Los días pasaron, y la semilla comenzó a sentirse inquieta bajo la tierra. No entendía qué era su propósito ni por qué estaba allí. Miraba con envidia a las flores coloridas que crecían cerca de ella. «Nunca seré tan hermosa como ellas», pensaba. Miraba también los imponentes árboles del bosque que rodeaban el jardín. «Nunca seré tan fuerte como ellos», suspiraba.

El anciano pasaba todos los días regando y cuidando el rincón especial, pero nunca forzaba a la semilla. Simplemente la animaba con palabras suaves: «Tienes tu tiempo. Dentro de ti hay algo maravilloso. Confía».

Sin embargo, la semilla estaba impaciente. Un día, decidió esforzarse para crecer, pero lo hizo sin convicción. “No tiene sentido, nunca llegaré a ser algo importante”, pensó. Así que solo logró empujar un pequeño brote fuera de la tierra.

El viento se burlaba de ella. “¿Eso es todo? ¡Qué débil eres!”, soplaba con fuerza. Las flores, aunque hermosas, murmuraban: “¿Qué clase de planta es esa? No tiene pétalos ni colores vivos”. Incluso la semilla comenzó a dudar de sí misma. «Tal vez no soy nada», pensó con tristeza.

Un día, una tormenta azotó el valle.

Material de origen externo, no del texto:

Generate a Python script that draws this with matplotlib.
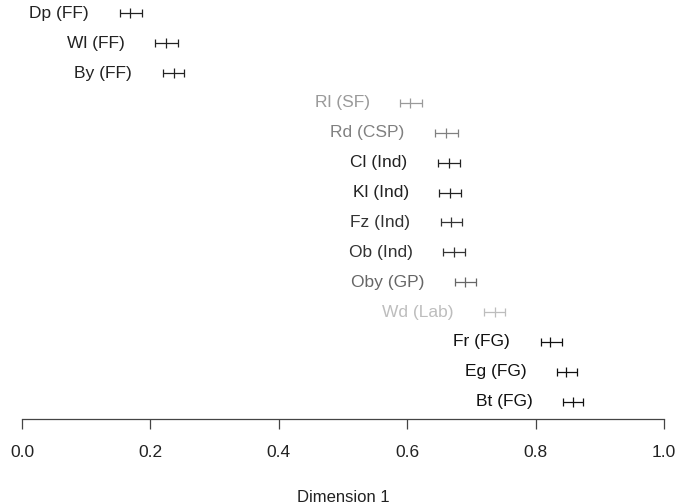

Los fuertes vientos arrancaron flores del jardín y quebraron ramas de los árboles. El pequeño brote de la semilla también se tambaleaba, pero no se rompió. Su raíz, aunque diminuta, se había aferrado profundamente al suelo gracias al cuidado constante del anciano.

Cuando la tormenta terminó, el anciano se acercó al brote y sonrió. “¿Ves? Pensabas que no eras fuerte, pero soportaste lo que muchos no pudieron. Dentro de ti hay más de lo que imaginas”, le dijo.

Inspirada por las palabras del anciano, la semilla decidió dejar de compararse con las flores y los árboles. En lugar de desear ser otra cosa, comenzó a crecer con paciencia, cada día un poco más, enfocándose en echar raíces más profundas y ramas más resistentes. Con el tiempo, se convirtió en un árbol joven que ofrecía sombra y refugio a los animales pequeños del jardín.

Pero eso no era todo.

Pasaron los años, y el árbol, que una vez había sido una semilla llena de dudas, se alzó por encima de las montañas, con ramas que tocaban el cielo. Su tronco era fuerte y firme, y sus hojas, verdes y llenas de vida, bailaban al compás del viento. Incluso las flores que antes se burlaban ahora crecían felices bajo su sombra.

El anciano, ya mayor, se sentaba a menudo bajo el árbol y decía: “Sabía que podías hacerlo. No tenías que ser como nadie más. Todo lo que necesitabas estaba dentro de ti desde el principio”.

El árbol, agradecido, respondió con el susurro de sus hojas: «Aprendí que no debía compararme con otros, solo crecer con lo que soy. Gracias por creer en mí cuando yo no lo hacía».

Desde entonces, el árbol se convirtió en un símbolo para todos los que pasaban por el valle. Cuando alguien se sentía perdido o incapaz, se sentaba bajo el árbol y encontraba en su presencia la inspiración para descubrir que, como la semilla, cada uno tiene algo único que ofrecer al mundo. Solo hace falta tiempo, paciencia y fe en uno mismo.»